Mature trees, nice landscaping, but needs upgrades, so I’ll have to subtract that from any offer I make. Plus maybe delay the offer until the weather turns cold.
2001, a friend brought in Seattle near NOAA. She brought a 1945 military like house approximately 900 sqft. I think her price was $201K. She probably put in $20K of repair. Did she got in at a reasonable price? Last I visit, I notice that there were a few houses where she thinks the owner should just tare it down and restart.
“‘It depends on where you are and what you have,’ said Sanders. If, for example, it’s a townhouse up at Progress Ridge in Beaverton, Sanders says, ‘There are way more townhouses than we can absorb for a long time. It’s probably not going to sell.’”

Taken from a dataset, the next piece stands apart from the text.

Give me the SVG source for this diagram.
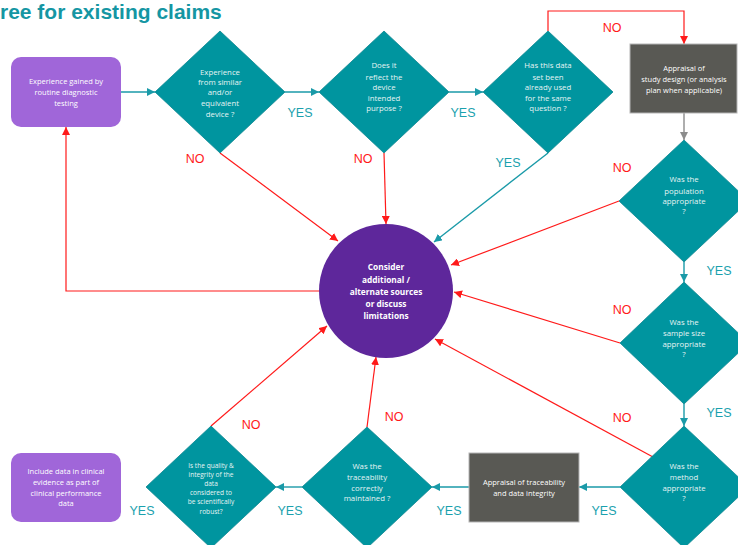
<svg xmlns="http://www.w3.org/2000/svg" width="738" height="545" viewBox="0 0 738 545">
<style>
.title{font-family:"Liberation Sans",Arial,sans-serif;font-weight:bold;font-size:21px;fill:#1596a3}
.dia{fill:#00959f;stroke:#0d8690;stroke-width:0.8}
.pbox{fill:#a066d9}
.gbox{fill:#595954;stroke:#b5b5b5;stroke-width:1}
.circ{fill:#5e279b}
.t{font-family:"Open Sans","Liberation Sans",sans-serif;font-size:7.8px;fill:#e6f4f4;text-anchor:middle}
.ts{font-family:"Open Sans","Liberation Sans",sans-serif;font-size:6.6px;fill:#e6f4f4;text-anchor:middle}
.tw{font-family:"Open Sans","Liberation Sans",sans-serif;font-size:7.5px;fill:#ffffff;text-anchor:middle}
.tc{font-family:"Open Sans","Liberation Sans",sans-serif;font-size:8.3px;font-weight:bold;fill:#ffffff;text-anchor:middle}
.yes{font-family:"Liberation Sans",Arial,sans-serif;font-size:12.5px;fill:#1ba1ae;text-anchor:middle}
.no{font-family:"Liberation Sans",Arial,sans-serif;font-size:12.5px;fill:#ff1a1a;text-anchor:middle}
.cr{fill:none;stroke:#ff1a1a;stroke-width:1.2}
.ct{fill:none;stroke:#1a9aa8;stroke-width:1.4}
.cg{fill:none;stroke:#8c8c8c;stroke-width:1.4}
</style>
<defs>
<marker id="ar" markerUnits="userSpaceOnUse" markerWidth="9" markerHeight="8" refX="8" refY="4" orient="auto"><path d="M0,0 L8,4 L0,8 z" fill="#ff1a1a"/></marker>
<marker id="at" markerUnits="userSpaceOnUse" markerWidth="9" markerHeight="8" refX="8" refY="4" orient="auto"><path d="M0,0 L8,4 L0,8 z" fill="#1a9aa8"/></marker>
<marker id="ag" markerUnits="userSpaceOnUse" markerWidth="9" markerHeight="8" refX="8" refY="4" orient="auto"><path d="M0,0 L8,4 L0,8 z" fill="#8c8c8c"/></marker>
</defs>

<text class="title" x="0" y="19">ree for existing claims</text>

<g id="connectors">
<line class="ct" x1="121" y1="92" x2="155" y2="92" marker-end="url(#at)"/>
<line class="ct" x1="285" y1="92" x2="319" y2="92" marker-end="url(#at)"/>
<line class="ct" x1="449" y1="92" x2="483" y2="92" marker-end="url(#at)"/>
<polyline class="cr" points="548,31 548,11 684,11 684,44" marker-end="url(#ar)"/>
<line class="cg" x1="684" y1="113" x2="684" y2="140" marker-end="url(#ag)"/>
<line class="ct" x1="684" y1="262" x2="684" y2="282" marker-end="url(#at)"/>
<line class="ct" x1="684" y1="404" x2="684" y2="426" marker-end="url(#at)"/>
<line class="ct" x1="620" y1="487" x2="579" y2="487" marker-end="url(#at)"/>
<line class="ct" x1="469" y1="487" x2="432" y2="487" marker-end="url(#at)"/>
<line class="ct" x1="302" y1="487" x2="276" y2="487" marker-end="url(#at)"/>
<line class="cr" x1="220" y1="153" x2="338" y2="241" marker-end="url(#ar)"/>
<line class="cr" x1="384" y1="153" x2="386" y2="224" marker-end="url(#ar)"/>
<line class="ct" x1="548" y1="153" x2="434" y2="242" marker-end="url(#at)"/>
<line class="cr" x1="619" y1="201" x2="451" y2="265" marker-end="url(#ar)"/>
<line class="cr" x1="620" y1="343" x2="454" y2="292" marker-end="url(#ar)"/>
<line class="cr" x1="653" y1="457" x2="435" y2="339" marker-end="url(#ar)"/>
<line class="cr" x1="367" y1="427" x2="376" y2="357" marker-end="url(#ar)"/>
<line class="cr" x1="211" y1="426" x2="327" y2="326" marker-end="url(#ar)"/>
<polyline class="cr" points="319,291 66,291 66,127" marker-end="url(#ar)"/>
</g>

<g id="labels">
<text class="yes" x="300" y="117">YES</text>
<text class="yes" x="463" y="117">YES</text>
<text class="no" x="612" y="32">NO</text>
<text class="no" x="195" y="163">NO</text>
<text class="no" x="363" y="163">NO</text>
<text class="yes" x="508" y="167">YES</text>
<text class="no" x="622" y="172">NO</text>
<text class="yes" x="719" y="275">YES</text>
<text class="no" x="622" y="314">NO</text>
<text class="yes" x="719" y="417">YES</text>
<text class="no" x="622" y="422">NO</text>
<text class="no" x="394" y="421">NO</text>
<text class="no" x="251" y="429">NO</text>
<text class="yes" x="142" y="515">YES</text>
<text class="yes" x="290" y="515">YES</text>
<text class="yes" x="449" y="515">YES</text>
<text class="yes" x="604" y="515">YES</text>
</g>

<g id="box-routine">
<rect class="pbox" x="11" y="57" width="110" height="70" rx="10"/>
<text class="tw" x="66" y="84">Experience gained by</text>
<text class="tw" x="66" y="95">routine diagnostic</text>
<text class="tw" x="66" y="106">testing</text>
</g>

<g id="d-similar">
<polygon class="dia" points="220,31 285,92 220,153 155,92"/>
<text class="t" x="220" y="75">Experience</text>
<text class="t" x="220" y="85">from similar</text>
<text class="t" x="220" y="95">and/or</text>
<text class="t" x="220" y="106">equivalent</text>
<text class="t" x="220" y="117">device ?</text>
</g>

<g id="d-purpose">
<polygon class="dia" points="384,31 449,92 384,153 319,92"/>
<text class="t" x="384" y="68">Does it</text>
<text class="t" x="384" y="80">reflect the</text>
<text class="t" x="384" y="90">device</text>
<text class="t" x="384" y="101">intended</text>
<text class="t" x="384" y="111">purpose ?</text>
</g>

<g id="d-used">
<polygon class="dia" points="548,31 613,92 548,153 483,92"/>
<text class="t" x="548" y="68">Has this data</text>
<text class="t" x="548" y="80">set been</text>
<text class="t" x="548" y="90">already used</text>
<text class="t" x="548" y="101">for the same</text>
<text class="t" x="548" y="111">question ?</text>
</g>

<g id="box-study">
<rect class="gbox" x="630" y="44" width="107" height="69"/>
<text class="tw" x="684" y="71">Appraisal of</text>
<text class="tw" x="684" y="82">study design (or analysis</text>
<text class="tw" x="684" y="93">plan when applicable)</text>
</g>

<g id="d-population">
<polygon class="dia" points="684,140 749,201 684,262 619,201"/>
<text class="t" x="684" y="182">Was  the</text>
<text class="t" x="684" y="194">population</text>
<text class="t" x="684" y="204">appropriate</text>
<text class="t" x="684" y="214">?</text>
</g>

<g id="d-sample">
<polygon class="dia" points="684,282 749,343 684,404 620,343"/>
<text class="t" x="684" y="325">Was  the</text>
<text class="t" x="684" y="336">sample size</text>
<text class="t" x="684" y="347">appropriate</text>
<text class="t" x="684" y="357">?</text>
</g>

<g id="d-method">
<polygon class="dia" points="684,426 749,487 684,548 620,487"/>
<text class="t" x="684" y="469">Was  the</text>
<text class="t" x="684" y="480">method</text>
<text class="t" x="684" y="491">appropriate</text>
<text class="t" x="684" y="501">?</text>
</g>

<g id="box-traceability">
<rect class="gbox" x="469" y="453" width="110" height="69"/>
<text class="tw" x="524" y="485">Appraisal of  traceability</text>
<text class="tw" x="524" y="496">and data integrity</text>
</g>

<g id="d-traceability">
<polygon class="dia" points="367,427 432,487 367,548 302,487"/>
<text class="t" x="367" y="469">Was the</text>
<text class="t" x="367" y="480">traceability</text>
<text class="t" x="367" y="491">correctly</text>
<text class="t" x="367" y="501">maintained ?</text>
</g>

<g id="d-quality">
<polygon class="dia" points="211,426 276,487 211,548 146,487"/>
<text class="ts" x="211" y="468">Is the quality &amp;</text>
<text class="ts" x="211" y="477">integrity of the</text>
<text class="ts" x="211" y="486">data</text>
<text class="ts" x="211" y="495">considered to</text>
<text class="ts" x="211" y="504">be scientifically</text>
<text class="ts" x="211" y="514">robust?</text>
</g>

<g id="box-include">
<rect class="pbox" x="11" y="453" width="110" height="69" rx="10"/>
<text class="tw" x="66" y="474">Include data in  clinical</text>
<text class="tw" x="66" y="485">evidence as part of</text>
<text class="tw" x="66" y="496">clinical performance</text>
<text class="tw" x="66" y="506">data</text>
</g>

<g id="c-consider">
<circle class="circ" cx="386" cy="291" r="67"/>
<text class="tc" x="386" y="270">Consider</text>
<text class="tc" x="386" y="283">additional /</text>
<text class="tc" x="386" y="295">alternate sources</text>
<text class="tc" x="386" y="307">or discuss</text>
<text class="tc" x="386" y="319">limitations</text>
</g>
</svg>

Reading between the lines, Sanders prolly does not have any of those Townhouses at Progress Ridge in her inventory.
Very sly defensive mechanism Realtors (TM) like to use. When it comes to talking about obviously slow moving markets it is better to talk about somebody else’s territory and not your own.
Got 10% down?
“Twenty percent of July’s $281,400 median home price would be $56,280.”
So none of these noveau riche yuppie kings and queens have 56k? I do and then some. Guess it is better to wait. Maybe that Calvin guy was right.
Cinch-
My browser has freaked out and I can’t post underneath comments. I used to live a couple miles from NOAA (1990-’04). I like that area because it’s near one of my favorite parks.

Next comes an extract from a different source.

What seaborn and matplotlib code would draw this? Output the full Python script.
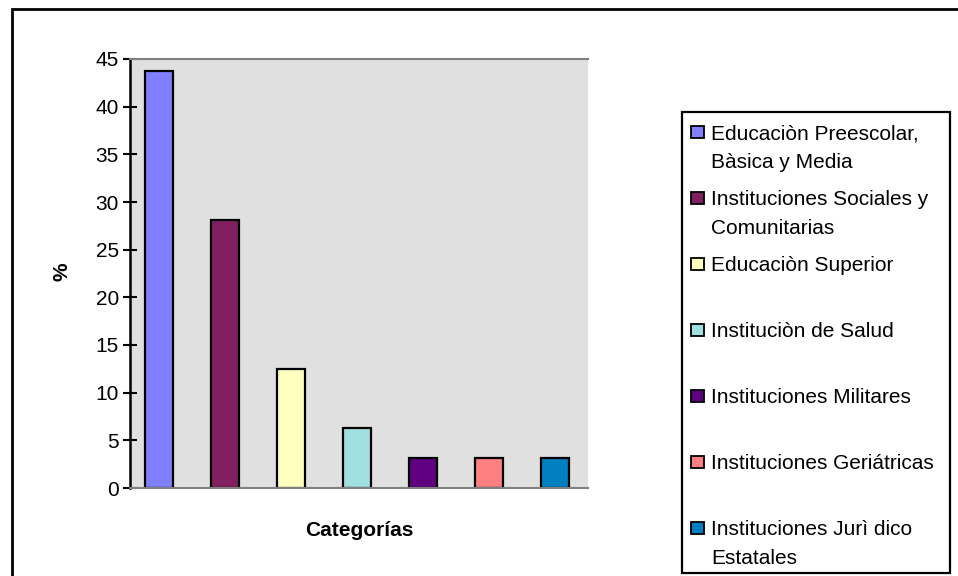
import matplotlib
matplotlib.use("Agg")
import matplotlib.pyplot as plt
import seaborn as sns
import pandas as pd
from matplotlib.patches import Rectangle

# Data
categorias = [
    "Educaciòn Preescolar,\nBàsica y Media",
    "Instituciones Sociales y\nComunitarias",
    "Educaciòn Superior",
    "Instituciòn de Salud",
    "Instituciones Militares",
    "Instituciones Geriátricas",
    "Instituciones Jurì dico\nEstatales",
]
porcentajes = [43.75, 28.125, 12.5, 6.25, 3.125, 3.125, 3.125]
colores = ["#8080FF", "#802060", "#FFFFC0", "#A0E0E0", "#600080", "#FF8080", "#0080C0"]
yticks = [0, 5, 10, 15, 20, 25, 30, 35, 40, 45]

sns.set_style("white")
plt.rcParams["font.family"] = ["Liberation Sans", "DejaVu Sans"]
plt.rcParams["text.color"] = "black"
plt.rcParams["axes.labelcolor"] = "black"
plt.rcParams["ytick.color"] = "black"

W, H = 958, 576
FS = 15

df = pd.DataFrame({"Categoria": categorias, "Porcentaje": porcentajes})

fig = plt.figure(figsize=(W / 100, H / 100), dpi=100)
ax = fig.add_axes([130 / W, 1 - 488 / H, (588 - 130) / W, (488 - 59) / H])

sns.barplot(data=df, x="Categoria", y="Porcentaje", hue="Categoria",
            palette=colores, saturation=1, width=0.42, edgecolor="black",
            linewidth=1.6, dodge=False, legend=False, ax=ax)

ax.set_facecolor("#E0E0E0")
ax.set_ylim(0, 45)
ax.set_xlim(-0.44, len(categorias) - 0.5)
ax.set_yticks(yticks)
ax.set_xticks([])
ax.tick_params(axis="y", direction="inout", length=10, width=1.5,
               labelsize=FS, pad=3, left=True, colors="black")
for s in ["top", "bottom"]:
    ax.spines[s].set_color("#808080")
    ax.spines[s].set_linewidth(1.5)
ax.spines["right"].set_visible(False)
ax.spines["left"].set_color("black")
ax.spines["left"].set_linewidth(1.8)

ax.set_ylabel("%", fontweight="bold", fontsize=FS)
ax.set_xlabel("Categorías", fontweight="bold", fontsize=FS)
ax.yaxis.set_label_coords((62 - 130) / (588 - 130), (488 - 272) / (488 - 59))
ax.xaxis.set_label_coords(0.5, -(530 - 488) / (488 - 59))
ax.xaxis.label.set_va("center")
ax.yaxis.label.set_va("center")

# Legend box in the Excel style: fixed step between entries
fig.patches.append(Rectangle((682 / W, 1 - 573 / H), (950 - 682) / W, (573 - 112) / H,
                             transform=fig.transFigure, facecolor="white",
                             edgecolor="black", linewidth=1.6, zorder=1))
step, line_h = 66, 28.5
for i, (lab, col) in enumerate(zip(categorias, colores)):
    yc = 132 + i * step
    fig.patches.append(Rectangle((691 / W, 1 - (yc + 6) / H), 13 / W, 12 / H,
                                 transform=fig.transFigure, facecolor=col,
                                 edgecolor="black", linewidth=1.3, zorder=2))
    for j, line in enumerate(lab.split("\n")):
        fig.text(711 / W, 1 - (yc + 7 + j * line_h) / H, line, fontsize=FS,
                 ha="left", va="baseline", zorder=3)

# outer chart border (right and bottom edges are cropped in the reference)
fig.patches.append(Rectangle((12 / W, -0.05), 1.0, 1 - 9 / H + 0.05,
                             transform=fig.transFigure, fill=False,
                             edgecolor="black", linewidth=2, zorder=4))

fig.savefig("out.png", dpi=100)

In answer to your question, No, your friend didn’t get a “good deal” (unless she bought for investment purposes and then chose to sell last year, in which case she would have made out handsomely). Sounds like she still owns the property though, so if she can afford the payments and likes her home, no problem. It’s not a horrible neighborhood to be “trapped” in forever.
In yet another vain attempt to sell,friends in Seattle who’ve been trying to sell since May, just took their house off the market so it could be “staged”.
In May ‘06, I’m pretty sure that if they’d asked 540-550K for the house, it would have sold in a week. Which would have been great cuz that’s right about when the market convulsed for good, by month’s end.
Here’s the sad history:
May 4th: on market for 630K
@May 20th: considered accepting an offer of 550K, but the bank wouldn’t lend the prospective buyers more than 540K so that was the end of that.
mid June: on the advice of the realtor, spent 30K “upgrading” (paint, new doors, deck, etc.) and reduced price to 590K.
last week: switched realtors and took it off the market to “stage”. Won’t lower asking price but have told me they’ll happily take 500K now. Too bad they don’t just list it for that and sell. (Although, frankly, there are some much nicer homes in their ‘hood that are a better deal asking 520K now, plus jumbo’s a problem).
It’s painful to observe the excruciating details of friends chasing the market down in both Bellingham and Seattle, up close and personal. I’m bracing myself for when reality hits them in a few months that it’s “not gonna happen”.
I don’t feel sorry for anybody, I’m just astounded at the lack of common sense and the amount of delusion. No “street smarts” here at all.
Whoops, make that May ‘07 on the post above. My friends may not have any common sense, but I don’t know what year it is. Perhaps that makes us even.
Test
Hi Fester, Lisa and other Ashlanders. Couldn’t post underneath you for some reason. I used to live on High Street in Ashland a number of years ago. Do you live in that area of Ashland? I used to spend many summer days out at Emigrant Lake. My grandparents used to run the Corps ranch out on Neil Creek Road.
Hi SFGal,
I live near Hunter Park and Walker Elementary School. I don’t know anyone on High Street, but it seems a nice area. Briscoe School is now closed, partly structural, partly aging boomers moving in and a decline in kids in that part of town. Corp Ranch Road is home to McMansions these days. Otherwise, things are still nice around here. Still visit the lake with the family, enjoy watching the hawks circle…nice spot.
Hi Fester,
I went to Briscoe School in the 60’s. I believe I attended Briscoe when I was in the 4th and 5th grade.